Через рiченьку, через биструю

Подай рученьку, подай другую...

Переехали в Москву в двадцать девятом году. Купили кооператив – две смежные комнаты без ванной, арка вместо двери. Третий этаж пятиэтажки на Малой Тульской улице. Илья Евгеньич сам припер на горбу плохонький деревянный стол. Тут и родилась первая дочь Анна. Первое радостное событие в браке. Вернулся, вернулся дар прозрения к Ирине. Но что увидала – никому не рассказала. Илья Евгеньич нанял вечно в себя погруженной жене сразу двух помощниц: кухарку Домну Иванну и няньку Васёну. Деревня нищала, прислуга стоила дешево. Обе деревенские женщины любили маленькую Аню. Весною Илья Евгеньич нанимал грузовик и перевозил всех четверых в деревню Ржавки. Там семья Башковых сдавала семье Виноградовых половину избы. Деревенский мальчик Коля Башков говорил мечтательно: «Чеснок пахнет колбасой». Привозимая Ильею Евгеньичем колбаса была городским гостинцем. Инженеры в цене. Индустриализация.

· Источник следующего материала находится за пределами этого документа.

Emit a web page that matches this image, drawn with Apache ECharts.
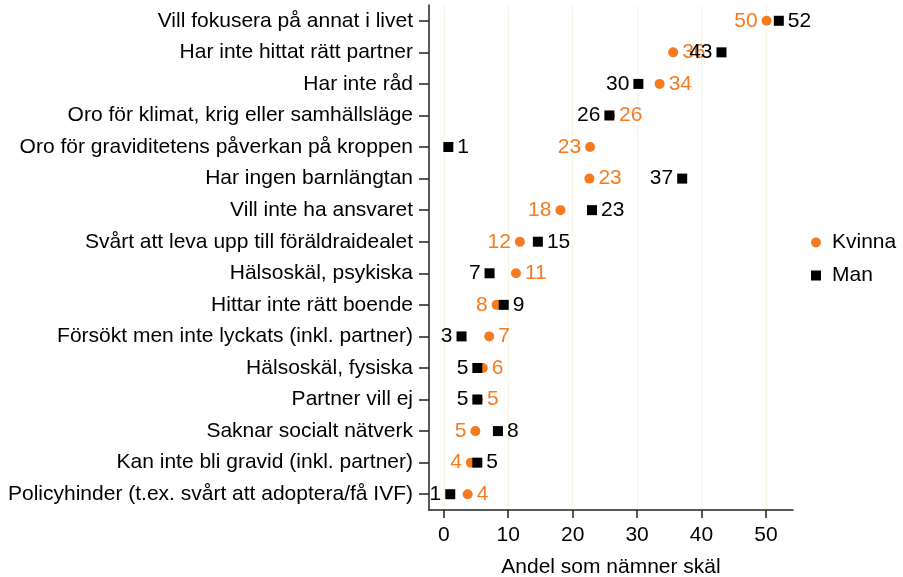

Что ж ты, Иринушка, увидала? скажи мне, Татьяне, своей еще не явившейся дочери. – Я увидала себя другую, словно рождение первенца сняло печать, коей была запечатлена. Увидала себя ждущей любви. Всё вокруг озарено ожиданьем. Светлы июньские ночи, рано подает голос первая утренняя птица. Еще. еще одна- и вот уж целый хор славит чудо жизни. Ветер летит с Балтики, там ночи еще короче. Краткие ночи любви, я вижу вас впереди. Но кто же придет и откуда?

Ветреный день, Ирина идет краем поля. Она свободна, муж приедет лишь в воскресенье. Дома две женщины смотрят за Аней, да и та сейчас спит. На ногах у Ирины белые парусиновые тапочки, выбеленные мелом. На ней полотняное платье с мережкой. Ветер лепит его к ногам. Задумалась, опустила глаза и пришла прямо в чьи-то объятья. Юноша лет двадцати, высокий, светлые волосы ежиком, загорелый. В парусиновых мелом выбеленных туфлях, широких хлопающих полотняных брюках и полотняной косоворотке с коротким рукавом. Держит Ирину за плечи, не отпускает, и ветер лепит его широкие брюки к ее ногам. «О чем вы задумались? вы меня не видели? а я давно иду вам навстречу. Должно быть, уж несколько лет».

На самом деле ему. Борису, уже двадцать три. Окончил лесной институт, назначен сюда лесничим. Живет здесь, в Малине, у местной старухи Дарьи. Теперь они вместе, Ирина и он. А что будет осенью? может, ее и не будет вовсе, осени. Время вернется вспять, и наступит весна. Пока короткой ночью Ирина крадется в башковскую баньку. Ты любишь меня? – Люблю и буду любить. Женщины. Домна Иванна и Васёна, подозревают, однако не выдадут. Женщины всегда на стороне влюбленных. Старый муж, грозный муж им чужд. Ирина открывшимся взором видит много беды впереди, но отгораживается от плохого. Детство было безоблачным, после горе и голод. Черная полоса несчастливого брака, и вот – сиянье любви. Могла бы и не узнать, что это такое. Теперь узнала и светится потаенным светом.